- [Problem to solve]
Report how many lines below contain the word "that". Give only the number.

- [Input material]
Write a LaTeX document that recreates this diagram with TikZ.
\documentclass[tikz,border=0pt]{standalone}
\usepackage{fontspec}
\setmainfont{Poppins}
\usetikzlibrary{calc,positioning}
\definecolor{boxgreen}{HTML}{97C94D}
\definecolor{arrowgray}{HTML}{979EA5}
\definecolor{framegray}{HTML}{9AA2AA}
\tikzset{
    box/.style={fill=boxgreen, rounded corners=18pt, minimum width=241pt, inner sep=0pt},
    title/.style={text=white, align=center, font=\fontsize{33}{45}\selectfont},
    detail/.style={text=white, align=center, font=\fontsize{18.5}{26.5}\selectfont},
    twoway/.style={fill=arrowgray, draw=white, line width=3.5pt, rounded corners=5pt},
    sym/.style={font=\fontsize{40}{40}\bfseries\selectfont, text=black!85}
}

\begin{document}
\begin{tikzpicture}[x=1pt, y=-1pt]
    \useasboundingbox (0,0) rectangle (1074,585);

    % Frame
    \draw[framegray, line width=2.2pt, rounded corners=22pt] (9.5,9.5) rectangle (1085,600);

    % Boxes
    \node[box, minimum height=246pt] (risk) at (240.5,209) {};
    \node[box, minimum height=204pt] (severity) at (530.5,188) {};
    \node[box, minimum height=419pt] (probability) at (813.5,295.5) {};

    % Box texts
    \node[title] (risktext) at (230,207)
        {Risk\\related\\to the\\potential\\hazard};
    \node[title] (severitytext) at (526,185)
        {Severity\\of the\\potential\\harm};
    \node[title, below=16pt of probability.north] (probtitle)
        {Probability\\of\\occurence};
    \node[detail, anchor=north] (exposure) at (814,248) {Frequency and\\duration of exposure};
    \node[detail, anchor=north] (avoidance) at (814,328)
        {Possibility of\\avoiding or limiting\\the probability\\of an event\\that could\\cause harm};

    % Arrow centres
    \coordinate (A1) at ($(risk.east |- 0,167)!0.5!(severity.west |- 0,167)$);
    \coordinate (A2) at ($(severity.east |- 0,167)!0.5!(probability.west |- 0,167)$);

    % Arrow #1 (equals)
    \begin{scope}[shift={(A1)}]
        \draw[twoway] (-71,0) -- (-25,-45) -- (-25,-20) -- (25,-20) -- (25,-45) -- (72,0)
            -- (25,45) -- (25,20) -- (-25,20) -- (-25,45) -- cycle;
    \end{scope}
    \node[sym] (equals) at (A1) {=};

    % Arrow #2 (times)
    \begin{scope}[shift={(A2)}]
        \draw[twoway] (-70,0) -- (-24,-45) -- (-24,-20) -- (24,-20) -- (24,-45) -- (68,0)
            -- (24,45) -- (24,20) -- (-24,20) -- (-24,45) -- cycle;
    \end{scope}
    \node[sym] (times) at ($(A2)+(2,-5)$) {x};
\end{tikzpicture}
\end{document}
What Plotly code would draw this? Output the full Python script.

- [Solution for this problem]
2